Final Chapter: Selling The Sk8 Van
It’s been a week since our Sk8 the St8s road trip came to an end. But yesterday marked the full culmination of our adventure, when I said goodbye to our reliable chariot.
The 15-passenger Dodge van that I had purchased in Jefferson City, Missouri from Pastor Mike, and which carried our crew 3000 miles – through tornado-ravaged Joplin, Missouri to Dallas, Albuquerque, Phoenix, L.A., San Francisco, Sacramento, Portland and home to Seattle – has been sold. Within two hours of posting an ad on Craigslist, I received a call from a potential buyer. Two hours after that, standing in a supermarket parking lot with a pocket full of cash, I watched it drive away, with some regret.
Our crew of skateboarders had loved their van, with its five rows of seats and wide windows and cranking air-conditioning. They all suggested we keep the thing and use it for annual skateboarding road trips. My son Leo suggested it become his 14-year-old brother Sean’s first car. My own dream was that the van would be purchased by the owner of Windells skateboard camp, where I had delivered Sean, Leo and Willem last Saturday (they’re due home today). I envisioned the van ferrying young skate campers to and from skate parks – a fitting new phase of life. But the owner, Tim, decided that with the economy is such funky shape, “it may be best to hold onto the cash Windells has.”
So instead I accepted a wad of cash from Amir, who runs a Seattle transport service called Caspian Mobility. Just as I had given a stack of bills to Pastor Mike in a parking lot less that three weeks earlier, Amir handed me a wad of $100s outside my local Safeway market.
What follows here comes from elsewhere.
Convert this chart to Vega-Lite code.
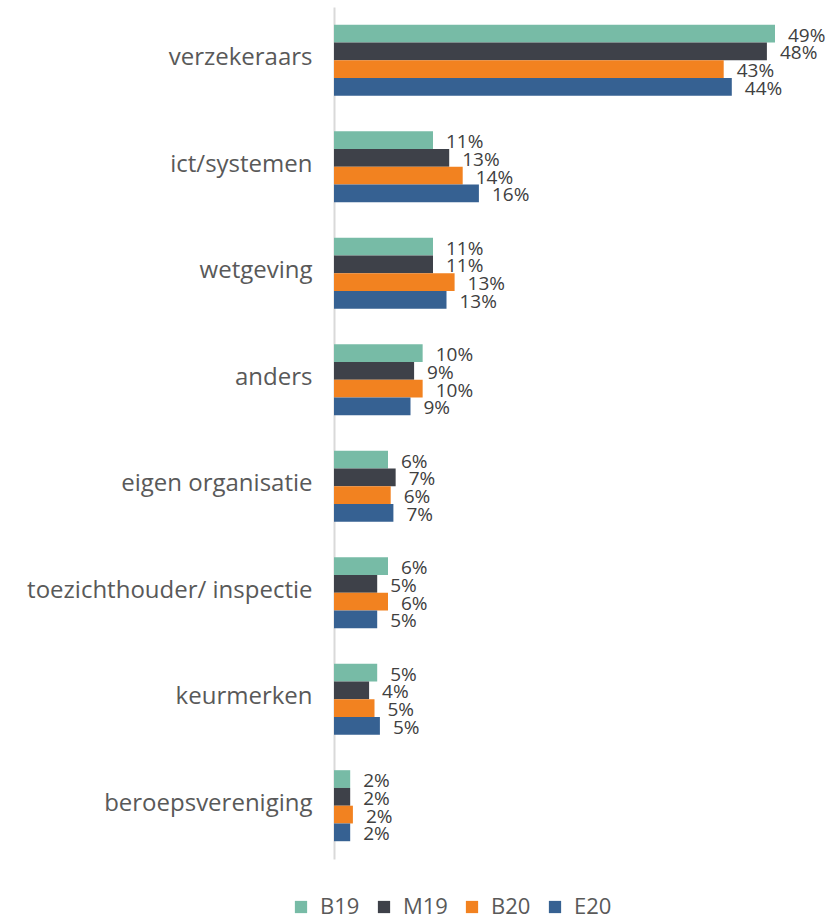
{
  "$schema": "https://vega.github.io/schema/vega-lite/v6.json",
  "width": 450,
  "height": 852,
  "autosize": "none",
  "padding": {"left": 334, "top": 7, "right": 53, "bottom": 62},
  "background": "white",
  "config": {"view": {"stroke": null}, "font": "Open Sans"},
  "data": {
    "values": [
      {"cat": "verzekeraars", "series": "B19", "value": 0.49, "label": "49%"},
      {"cat": "verzekeraars", "series": "M19", "value": 0.481, "label": "48%"},
      {"cat": "verzekeraars", "series": "B20", "value": 0.433, "label": "43%"},
      {"cat": "verzekeraars", "series": "E20", "value": 0.442, "label": "44%"},
      {"cat": "ict/systemen", "series": "B19", "value": 0.11, "label": "11%"},
      {"cat": "ict/systemen", "series": "M19", "value": 0.128, "label": "13%"},
      {"cat": "ict/systemen", "series": "B20", "value": 0.143, "label": "14%"},
      {"cat": "ict/systemen", "series": "E20", "value": 0.161, "label": "16%"},
      {"cat": "wetgeving", "series": "B19", "value": 0.11, "label": "11%"},
      {"cat": "wetgeving", "series": "M19", "value": 0.11, "label": "11%"},
      {"cat": "wetgeving", "series": "B20", "value": 0.134, "label": "13%"},
      {"cat": "wetgeving", "series": "E20", "value": 0.125, "label": "13%"},
      {"cat": "anders", "series": "B19", "value": 0.0985, "label": "10%"},
      {"cat": "anders", "series": "M19", "value": 0.089, "label": "9%"},
      {"cat": "anders", "series": "B20", "value": 0.0985, "label": "10%"},
      {"cat": "anders", "series": "E20", "value": 0.085, "label": "9%"},
      {"cat": "eigen organisatie", "series": "B19", "value": 0.06, "label": "6%"},
      {"cat": "eigen organisatie", "series": "M19", "value": 0.0685, "label": "7%"},
      {"cat": "eigen organisatie", "series": "B20", "value": 0.063, "label": "6%"},
      {"cat": "eigen organisatie", "series": "E20", "value": 0.066, "label": "7%"},
      {"cat": "toezichthouder/ inspectie", "series": "B19", "value": 0.06, "label": "6%"},
      {"cat": "toezichthouder/ inspectie", "series": "M19", "value": 0.048, "label": "5%"},
      {"cat": "toezichthouder/ inspectie", "series": "B20", "value": 0.06, "label": "6%"},
      {"cat": "toezichthouder/ inspectie", "series": "E20", "value": 0.048, "label": "5%"},
      {"cat": "keurmerken", "series": "B19", "value": 0.048, "label": "5%"},
      {"cat": "keurmerken", "series": "M19", "value": 0.039, "label": "4%"},
      {"cat": "keurmerken", "series": "B20", "value": 0.045, "label": "5%"},
      {"cat": "keurmerken", "series": "E20", "value": 0.051, "label": "5%"},
      {"cat": "beroepsvereniging", "series": "B19", "value": 0.018, "label": "2%"},
      {"cat": "beroepsvereniging", "series": "M19", "value": 0.018, "label": "2%"},
      {"cat": "beroepsvereniging", "series": "B20", "value": 0.021, "label": "2%"},
      {"cat": "beroepsvereniging", "series": "E20", "value": 0.018, "label": "2%"}
    ]
  },
  "encoding": {
    "y": {
      "field": "cat",
      "type": "nominal",
      "sort": ["verzekeraars", "ict/systemen", "wetgeving", "anders", "eigen organisatie", "toezichthouder/ inspectie", "keurmerken", "beroepsvereniging"],
      "scale": {"paddingInner": 0.333, "paddingOuter": 0.167},
      "axis": {
        "title": null,
        "labelFont": "Open Sans",
        "labelFontSize": 24,
        "labelColor": "#595959",
        "labelPadding": 22,
        "labelLimit": 400,
        "labelOffset": -2,
        "ticks": false,
        "domainColor": "#d9d9d9",
        "domainWidth": 2,
        "grid": false
      }
    },
    "yOffset": {"field": "series", "type": "nominal", "sort": ["B19", "M19", "B20", "E20"], "scale": {"paddingInner": 0, "paddingOuter": 0}},
    "x": {"field": "value", "type": "quantitative", "scale": {"domain": [0, 0.5], "nice": false, "zero": true}, "axis": null}
  },
  "layer": [
    {
      "mark": {"type": "bar", "clip": false},
      "encoding": {
        "color": {
          "field": "series",
          "type": "nominal",
          "sort": ["B19", "M19", "B20", "E20"],
          "scale": {"domain": ["B19", "M19", "B20", "E20"], "range": ["#77BBA6", "#3E4149", "#F28220", "#366192"]},
          "legend": {
            "title": null,
            "orient": "none",
            "direction": "horizontal",
            "legendX": -44,
            "legendY": 889,
            "symbolType": "square",
            "symbolSize": 150,
            "symbolStrokeWidth": 0,
            "labelFont": "Open Sans",
            "labelFontSize": 22,
            "labelColor": "#595959",
            "labelOffset": 8,
            "columnPadding": 13
          }
        }
      }
    },
    {
      "mark": {"type": "text", "align": "left", "baseline": "middle", "dx": 13, "dy": 2, "font": "Open Sans", "fontSize": 19, "color": "#404040"},
      "encoding": {"text": {"field": "label", "type": "nominal"}}
    }
  ]
}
When Leo called from Windells later that night, he was sad to learn the van was gone. “I mean, I’m glad you sold it and all,” he said. “I guess I’m just bummed I won’t be able to see it again.” Leo and the others had seen and experienced a lot during their days inside that van – talking for hours, sleeping, taking pictures and videotaping each other, wrestling, eating junk food. And I’m sure they won’t forget the day we stopped in the desert and plastered stickers on its flanks. (Watch the video here.)
But I’m convinced the van will live on in their memory, just as the army ambulance of my own cross-country trip lives on in mine. (Read about it here.) And I’m looking forward to the day we spot our van on the streets of Seattle, a big white reminder of our zany summer of 2011 exploration of America’s skate parks.